I am using us-east-1 for my region. You can include any region that you want to use. Now let’s edit the output.tf file. Paste the following code. This will define the output you want printed to the CLI.

output "cluster_endpoint" {
  description = "Endpoint for EKS control plane"
  value       = module.eks.cluster_endpoint
}

output "cluster_security_group_id" {
  description = "Security group ids attached to the cluster control plane"
  value       = module.eks.cluster_security_group_id
}

output "region" {
  description = "AWS region"
  value       = var.region
}

output "cluster_name" {
  description = "Kubernetes Cluster Name"
  value       = module.eks.cluster_name
}

The codes are complete and now we have to deploy this in AWS. Initialize Terraform with terraform init command and then validate the codes using terraform validate command. Once completed use the terraform plan command to see what resources will be added.
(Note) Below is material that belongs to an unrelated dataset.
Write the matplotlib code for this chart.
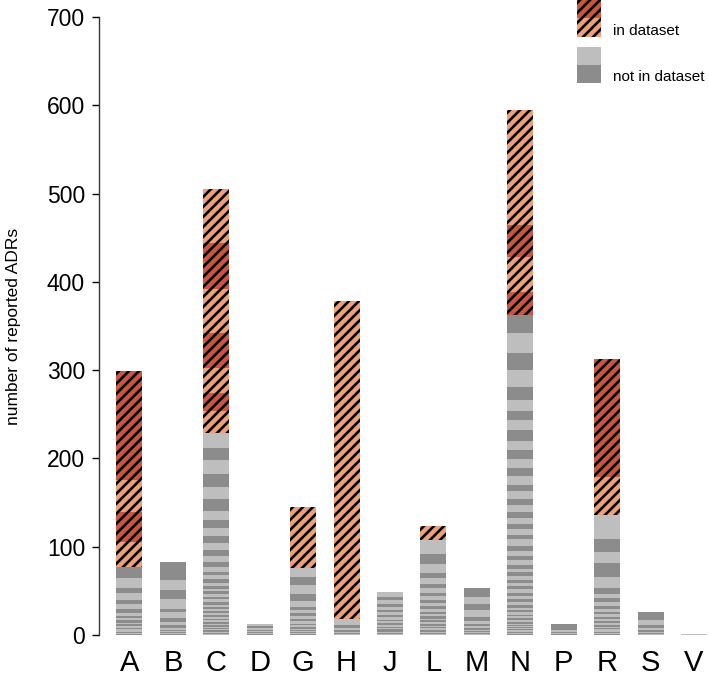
import numpy as np
import matplotlib
matplotlib.use("Agg")
import matplotlib.pyplot as plt
from matplotlib.patches import Rectangle

# dpi 90 gives hatch spacing close to the reference; sizes scaled to match
DPI = 90
S = 100 / DPI

plt.rcParams["font.family"] = ["Liberation Sans", "DejaVu Sans"]
plt.rcParams["hatch.linewidth"] = 1.9 * S

# =========================
# DATA (segments listed bottom -> top)
# =========================
categories = ["A", "B", "C", "D", "G", "H", "J", "L", "M", "N", "P", "R", "S", "V"]

not_in_dataset = {
    "A": [1, 1, 1, 1, 1, 1.5, 1.5, 2, 2, 2, 2.5, 2.5, 3, 3, 4.5, 5.5, 5, 7.5, 5.5, 12, 12.5],
    "B": [1, 1, 1, 1.5, 1.5, 2, 3, 4, 4, 6.7, 4.3, 10.5, 10.5, 11.4, 20.8],
    "C": [1, 1, 1, 1, 1, 1, 1, 1, 1.5, 1.5, 1.5, 2, 2, 2, 2, 2, 2, 2.5, 2.5, 2.5, 2.5,
          3, 3, 3, 3, 3, 3, 3, 3.8, 3.6, 5, 3.9, 5.6, 5.7, 6.5, 6.8, 8.3, 7.6, 8.6,
          8.8, 11.2, 13, 14.3, 14.4, 15.3, 14, 17],
    "D": [1, 1, 1, 1.5, 1.5, 2, 2, 3],
    "G": [1, 1, 1, 1, 1.5, 1.5, 2, 2, 2, 2.5, 3, 3, 3, 3.5, 4, 7, 8, 9.7, 9.3, 9.7],
    "H": [1, 1, 1.5, 2, 2.5, 3, 6.8],
    "J": [1, 1, 1, 1, 1, 1.5, 1.5, 1.5, 2, 2, 2, 2, 2.5, 2.5, 3, 3, 3.5, 3.5, 4, 4, 5],
    "L": [1, 1, 1, 1, 1, 1, 1.5, 1.5, 1.5, 2, 2, 2, 2, 2.5, 2.5, 3, 3, 3, 3.5, 4, 4, 4,
          5, 4.9, 6.4, 6.4, 9.9, 11.4, 15.8],
    "M": [1, 1, 1, 1.5, 1.5, 2, 2, 2.5, 3, 4.5, 8.4, 6.6, 7.8, 10.9],
    "N": [1, 1, 1, 1, 1, 1, 1, 1, 1, 1, 1.5, 1.5, 2, 2, 2, 2, 2, 2.5, 2.5, 3, 3, 3,
          3.5, 3.5, 4, 4, 3.6, 3.6, 3.5, 4.5, 4, 3.7, 4.9, 5.4, 4.5, 6, 5.5, 7, 5.6,
          6.4, 5.8, 6.2, 7, 7.5, 7.5, 8.8, 7.2, 9.5, 9.5, 10.5, 9.5, 11, 11.7, 11.3,
          11, 12.5, 14.5, 18.8, 19.2, 22.4, 20.6],
    "P": [1, 1, 1.5, 2, 6.8],
    "R": [1, 1, 1, 1, 1, 1.5, 1.5, 1.5, 2, 2, 2, 2.5, 2.5, 3, 3, 3, 3.5, 4, 4.5,
          5.4, 6, 13, 15.4, 13, 15, 26.3],
    "S": [1, 1, 1.5, 2, 2, 4, 5.6, 9.5],
    "V": [1.5],
}

in_dataset = {
    "A": [28, 34, 36, 123],
    "C": [24.5, 20.5, 28.7, 39.8, 49.1, 53, 60.4],
    "G": [69],
    "H": [361],
    "L": [16],
    "N": [26.7, 39.3, 36, 131],
    "R": [43.7, 133.3],
}

yticks = [0, 100, 200, 300, 400, 500, 600, 700]

# shade order (style only)
gray_top_dark = {"A": True, "B": True, "M": True, "N": True, "P": True, "S": True}
red_bottom_dark = {"N": True}

LIGHT_GRAY = "#bebebe"
DARK_GRAY = "#8c8c8c"
SALMON = "#ee9f78"
DARK_RED = "#cb5540"
BAR_W = 0.6

# =========================
# PLOT
# =========================
fig = plt.figure(figsize=(709 / DPI, 680 / DPI), dpi=DPI)
ax = fig.add_axes([99 / 709, 45 / 680, 610 / 709, 618 / 680])

x = np.arange(len(categories))

for i, cat in enumerate(categories):
    gray = np.array(not_in_dataset.get(cat, []), dtype=float)
    n = len(gray)
    bottoms = np.concatenate([[0], np.cumsum(gray)[:-1]]) if n else []
    top_dark = gray_top_dark.get(cat, False)
    for k in range(n):
        from_top = n - 1 - k
        dark = (from_top % 2 == 0) == top_dark
        ax.bar(x[i], gray[k], bottom=bottoms[k], width=BAR_W,
               color=DARK_GRAY if dark else LIGHT_GRAY, linewidth=0)

    base = gray.sum() if n else 0.0
    red = np.array(in_dataset.get(cat, []), dtype=float)
    if len(red):
        rb = base + np.concatenate([[0], np.cumsum(red)[:-1]])
        first_dark = red_bottom_dark.get(cat, False)
        for k in range(len(red)):
            dark = (k % 2 == 0) == first_dark
            ax.bar(x[i], red[k], bottom=rb[k], width=BAR_W,
                   color=DARK_RED if dark else SALMON, linewidth=0)
        # one hatch overlay across the whole "in dataset" stack
        ax.bar(x[i], red.sum(), bottom=base, width=BAR_W, facecolor="none",
               edgecolor="black", hatch="///", linewidth=0)

ax.set_xlim(-0.70, len(categories) - 1 + 0.345)
ax.set_ylim(0, 700)
ax.set_yticks(yticks)
ax.tick_params(axis="y", labelsize=16.5 * S, length=5 * S, width=1 * S,
               direction="out", pad=5 * S)
ax.set_xticks(x)
ax.set_xticklabels(categories, fontsize=21 * S)
ax.tick_params(axis="x", length=0, pad=10 * S)

for side in ["top", "right", "bottom"]:
    ax.spines[side].set_visible(False)
ax.spines["left"].set_bounds(0, 700)
ax.spines["left"].set_color("#333333")
ax.spines["left"].set_linewidth(1 * S)

ax.set_ylabel("number of reported ADRs", fontsize=12.5 * S)
ax.yaxis.set_label_coords(-0.128, 0.5)

# =========================
# LEGEND (drawn manually, two-tone swatches)
# =========================
def fig_rect(x0, y0_top, w, h, **kw):
    # pixel coords from top-left
    return Rectangle((x0 / 709, 1 - (y0_top + h) / 680), w / 709, h / 680,
                     transform=fig.transFigure, **kw)

fig.add_artist(fig_rect(577, 0, 24, 18.5, facecolor=DARK_RED, linewidth=0))
fig.add_artist(fig_rect(577, 18.5, 24, 18.5, facecolor=SALMON, linewidth=0))
fig.add_artist(fig_rect(577, 0, 24, 37, facecolor="none", edgecolor="black",
                        hatch="///", linewidth=0))
fig.add_artist(fig_rect(577, 47, 24, 18, facecolor=LIGHT_GRAY, linewidth=0))
fig.add_artist(fig_rect(577, 65, 24, 18, facecolor=DARK_GRAY, linewidth=0))
fig.text(613 / 709, 1 - 31 / 680, "in dataset", fontsize=11 * S, va="center", ha="left")
fig.text(613 / 709, 1 - 77 / 680, "not in dataset", fontsize=11 * S, va="center", ha="left")

fig.savefig("out.png", dpi=DPI)
plt.close(fig)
You should see 59 resources to add on your CLI like below.

Now run terraform apply -auto-approve command to execute this plan. It may take a while (mine took 12 minutes) but you should see the resource added screen like this below.

Our resources are successfully created. All we have to do now is configure kubectl and we should be able to communicate with the cluster. Use this command below to configure Kubectl

aws eks update-kubeconfig --region <region> --name <EKS_cluster_name>

Replace the region and the cluster name with your region and cluster name like the output shown above on your CLI when Terraform was applied. You can also go to your AWS console and go to EKS dashboard to look into your cluster, vpc and subnet information as well.

We have completed our project! Don’t forget to use Terraform destroy to delete all your resources. Thank you for following.